Consequently, everything in this movie just feels right. It doesn’t necessarily have the kind of complicated ending or the sort of melancholic finale that you’d expect from The Killer. But what it does have is that kind of emotional resonance – Lee is the kind of hitman who does the wrong thing for (based on his own internal calculus) the right reasons. When he goes against Wei, his reflexive reaction is “I need to protect my family”, and aims to skip town to do that. Coburn doesn’t have that kind of family to protect, putting her in the position that, once she gets the whole story, she’s able to put pressure on Lee to go on the offensive.
Speaking of which, Yun-Fat and Sorvino have some really good chemistry, of the kind that gets messily romantic but doesn’t go very far in that direction. Some of this is due to anti-Asian bias by studio executives when it comes to them not being willing to view Asian men as being potential romantic leads (an issue that persists to this day). That said, while this means that the romance between our two leads basically ended up on the cutting room floor (either with footage being excised, or with the material being cut from the script), Fuqua does try to find ways to get that in there – and takes whatever opportunities he can to just let Yun-Fat smolder.

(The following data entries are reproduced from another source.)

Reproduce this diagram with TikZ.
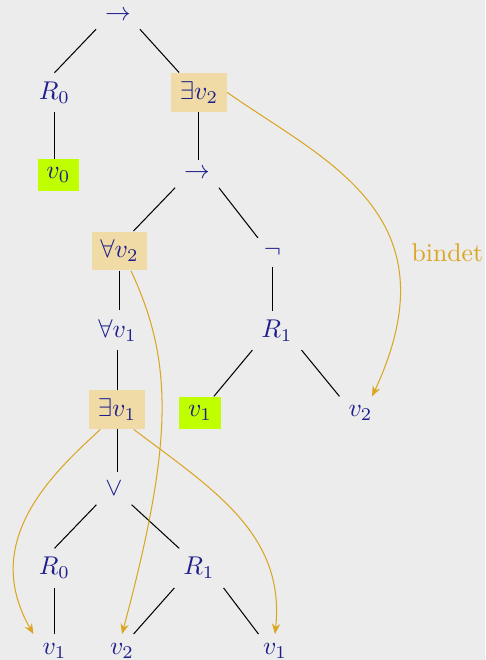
\documentclass[tikz,border=0pt]{standalone}
\usepackage{tikz}
\usepackage{xcolor}
\usetikzlibrary{arrows.meta}

\definecolor{nodeblue}{RGB}{30,30,140}
\definecolor{goldenrod}{RGB}{218,165,32}
\definecolor{bggray}{RGB}{236,236,236}

\begin{document}
\begin{tikzpicture}[
    lab/.style={text=nodeblue, anchor=base},
    bound/.style={fill=goldenrod!40},
    free/.style={fill=lime},
    bindarrow/.style={draw=goldenrod, -{Stealth[length=4pt,width=3.2pt]}}
  ]
                \useasboundingbox (0,0) rectangle (6.635,-9.029);
                \fill[bggray] (0,0) rectangle (6.635,-9.029);

                %% formula tree
                \node[lab] (root) at (1.614,-0.276) {$\rightarrow$};

                \node[lab] (R0a) at (0.745,-1.360) {$R_0$};
                \node[lab, bound] (Ev2) at (2.722,-1.360) {$\exists v_2$};

                \node[lab, free] (v0) at (0.800,-2.445) {$v_0$};
                \node[lab] (imp) at (2.695,-2.445) {$\rightarrow$};

                \node[lab, bound] (Av2) at (1.635,-3.529) {$\forall v_2$};
                \node[lab] (neg) at (3.728,-3.529) {$\neg$};

                \node[lab] (Av1) at (1.607,-4.613) {$\forall v_1$};
                \node[lab] (R1a) at (3.789,-4.613) {$R_1$};

                \node[lab, bound] (Ev1) at (1.601,-5.698) {$\exists v_1$};
                \node[lab, free] (v1g) at (2.736,-5.698) {$v_1$};
                \node[lab] (v2b) at (4.932,-5.698) {$v_2$};

                \node[lab] (disj) at (1.560,-6.781) {$\vee$};

                \node[lab] (R0b) at (0.745,-7.866) {$R_0$};
                \node[lab] (R1b) at (2.722,-7.866) {$R_1$};

                \node[lab] (v1a) at (0.746,-8.949) {$v_1$};
                \node[lab] (v2c) at (1.669,-8.949) {$v_2$};
                \node[lab] (v1c) at (3.762,-8.949) {$v_1$};

                %% edges
                \draw (root.south west) -- (R0a.north);
                \draw (root.south east) -- (Ev2.135);
                \draw (R0a.south) -- (R0a.south |- v0.north);
                \draw (Ev2.south) -- (Ev2.south |- imp.north);
                \draw (imp.south west) -- (Av2.55);
                \draw (imp.south east) -- (neg.135);
                \draw (Av2.south) -- (Av2.south |- Av1.north);
                \draw (neg.south) -- (neg.south |- R1a.north);
                \draw (Av1.south) -- (Av1.south |- Ev1.north);
                \draw (R1a.south west) -- (v1g.50);
                \draw (R1a.south east) -- (v2b.north west);
                \draw (Ev1.south) -- (Ev1.south |- disj.north);
                \draw (disj.south west) -- (R0b.north);
                \draw (disj.south east) -- (R1b.135);
                \draw (R0b.south) -- (R0b.south |- v1a.north);
                \draw (R1b.south west) -- (v2c.55);
                \draw (R1b.south east) -- (v1c.135);

                %% bindings
                \draw[bindarrow] (Ev2.east) to[out=-35, in=65, out distance=1.64cm, in distance=2.74cm] (v2b.55);
                \draw[bindarrow] (Av2.-60) to[out=-65, in=75, out distance=1.37cm, in distance=2.74cm] (v2c.north);
                \draw[bindarrow] (Ev1.-130) to[out=-137, in=120, out distance=0.82cm, in distance=1.5cm] (v1a.north west);
                \draw[bindarrow] (Ev1.-50) to[out=-37, in=84, distance=1.37cm] (v1c.north);

                \node[text=goldenrod, anchor=base] (bindlab) at (6.12,-3.584) {bindet};

            \end{tikzpicture}
\end{document}
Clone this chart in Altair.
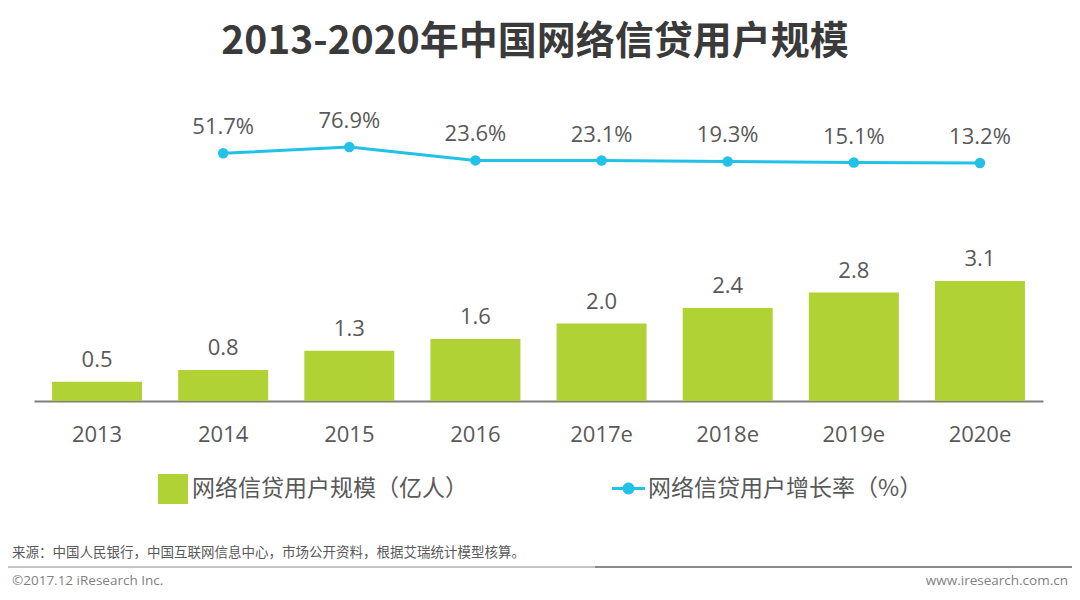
import altair as alt
import pandas as pd

# ---- data ----
years = ["2013", "2014", "2015", "2016", "2017e", "2018e", "2019e", "2020e"]
users = [0.5, 0.8, 1.3, 1.6, 2.0, 2.4, 2.8, 3.1]
growth_years = ["2014", "2015", "2016", "2017e", "2018e", "2019e", "2020e"]
growth = [51.7, 76.9, 23.6, 23.1, 19.3, 15.1, 13.2]

bar_series = "网络信贷用户规模（亿人）"
line_series = "网络信贷用户增长率（%）"
title_text = "2013-2020年中国网络信贷用户规模"
source_text = "来源：中国人民银行，中国互联网信息中心，市场公开资料，根据艾瑞统计模型核算。"
copyright_text = "©2017.12 iResearch Inc."
site_text = "www.iresearch.com.cn"

GREEN = "#b1d235"
BLUE = "#22c1e8"
TEXT = "#595959"
FONT = "Open Sans, Noto Sans CJK SC, sans-serif"
CJK = "Noto Sans CJK SC, sans-serif"

bar_df = pd.DataFrame({"year": years, "users": users, "series": [bar_series] * len(years)})
line_df = pd.DataFrame({"year": growth_years, "growth": growth,
                        "series": [line_series] * len(growth_years)})

x_enc = alt.X(
    "year:N", sort=years,
    scale=alt.Scale(range=[26, 1035], paddingInner=0.2865, paddingOuter=0.143),
    axis=alt.Axis(title=None, labelAngle=0, labelFontSize=22, labelColor=TEXT,
                  labelFont=FONT, labelPadding=23, ticks=False,
                  domainColor="#7f7f7f", domainWidth=2, grid=False),
)

y_bar = alt.Y("users:Q", scale=alt.Scale(domain=[0, 3.1], range=[393, 273],
                                          nice=False, zero=False), axis=None)
y_line = alt.Y("growth:Q", scale=alt.Scale(domain=[13.2, 76.9], range=[155, 139],
                                            nice=False, zero=False), axis=None)

bars = alt.Chart(bar_df).mark_bar(color=GREEN).encode(
    x=x_enc, y=y_bar,
    color=alt.Color("series:N", scale=alt.Scale(range=[GREEN]),
                    legend=alt.Legend(orient="none", legendX=150, legendY=466,
                                      title=None, symbolType="square",
                                      symbolSize=900, symbolStrokeWidth=0,
                                      labelFontSize=23, labelColor=TEXT,
                                      labelFont=CJK, padding=0, labelOffset=4,
                                      labelLimit=0)),
)
bar_text = alt.Chart(bar_df).mark_text(
    baseline="bottom", dy=-10, fontSize=22, color=TEXT, font=FONT
).encode(x=alt.X("year:N", sort=years), y=y_bar,
         text=alt.Text("users:Q", format=".1f"))

bar_layer = alt.layer(bars, bar_text)

LEG_PATH = ("M-1,-0.09L1,-0.09L1,0.09L-1,0.09Z "
            "M0.36,0A0.36,0.36,0,1,1,-0.36,0A0.36,0.36,0,1,1,0.36,0Z")

line = alt.Chart(line_df).mark_line(color=BLUE, strokeWidth=3).encode(
    x=alt.X("year:N", sort=years), y=y_line)
points = alt.Chart(line_df).mark_circle(size=110, opacity=1).encode(
    x=alt.X("year:N", sort=years), y=y_line,
    color=alt.Color("series:N", scale=alt.Scale(range=[BLUE]),
                    legend=alt.Legend(orient="none", legendX=604, legendY=464,
                                      title=None, symbolType=LEG_PATH,
                                      symbolSize=1089, symbolStrokeWidth=0,
                                      symbolOpacity=1,
                                      labelFontSize=23, labelColor=TEXT,
                                      labelFont=CJK, padding=0, labelOffset=3,
                                      labelLimit=0)),
)
line_text = alt.Chart(line_df).transform_calculate(
    label="format(datum.growth, '.1f') + '%'"
).mark_text(baseline="bottom", dy=-14, fontSize=22, color=TEXT, font=FONT).encode(
    x=alt.X("year:N", sort=years), y=y_line, text="label:N")

line_layer = alt.layer(line, points, line_text)

def fixed_text(t, x, y, **kw):
    return alt.Chart(pd.DataFrame({"t": [t]})).mark_text(**kw).encode(
        text="t:N", x=alt.value(x), y=alt.value(y))

title = fixed_text(title_text, 527, 34, fontSize=39, fontWeight="bold",
                   color="#3a3a3a", font=CJK, align="center", baseline="middle")
source = fixed_text(source_text, 4, 545, fontSize=13.5, color=TEXT, font=CJK,
                    align="left", baseline="middle")
copyright_ = fixed_text(copyright_text, 4, 573, fontSize=13.5, color="#7f7f7f",
                        font=FONT, align="left", baseline="middle")
site = fixed_text(site_text, 1060, 573, fontSize=13.5, color="#7f7f7f",
                  font=FONT, align="right", baseline="middle")

rule_df = pd.DataFrame({"k": [1]})
rule_left = alt.Chart(rule_df).mark_rule(color="#b0b0b0", strokeWidth=1.5).encode(
    x=alt.value(-8), x2=alt.value(587), y=alt.value(559))
rule_right = alt.Chart(rule_df).mark_rule(color="#8a8a8a", strokeWidth=2).encode(
    x=alt.value(587), x2=alt.value(1065), y=alt.value(559))

chart = alt.layer(
    bar_layer, line_layer, title, source, copyright_, site, rule_left, rule_right
).resolve_scale(y="independent", color="independent").properties(
    width=1064, height=393,
    autosize=alt.AutoSizeParams(type="none"),
    padding={"left": 0, "top": 0, "right": 0, "bottom": 191},
    background="white",
).configure_view(stroke=None)

chart.save("out.html", embed_options={"renderer": "svg", "actions": False})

John Lee basically brings the sort of Byronic Hero energy that he almost had with Ah Jong in The Killer. Ah Jong’s solitude was tempered by his desire to atone for what he’d done to Jennie, and with his emotional connection with her, Jennie was Ah Jong’s only emotional connection out of the underworld life. By comparison, Lee in The Replacement Killers is a more isolated figure, even more fitting with the brooding Byronic archetype.
And then there’s the action, Fuqua has a strong sense of adapting the cinematic language of this particular aspect of Hong Kong action cinema to Hollywood. The action scenes have a really vivid sense of geography to them, combined with the dynamism that action scenes in Hong Kong actions scenes have and Hollywood fight scenes often lack. The same way that the opening tea-shop gunfight in Hard Boiled goes on to use absolutely every single aspect of the set for the fight scene, scenes like the gunfight at the car wash in The Replacement Killers goes on to use every aspect of the location – the hallway parallel to the car wash itself, the interior of the call wash, the parking lot on either side, the office, the adjacent garage. The only thing they don’t use is the bathroom.
In short – The Replacement Killers is a movie that was very heavily panned on its release, and I think unfairly so. It’s a movie that does a tremendous job of adapting the concept of the kind of “gun opera” action film that John Woo, Tsui Hark, and Ringo Lam had made with Yun-Fat in Hong Kong in the past, and making it work in the framework of Hollywood. I just think that audiences weren’t necessarily ready for it.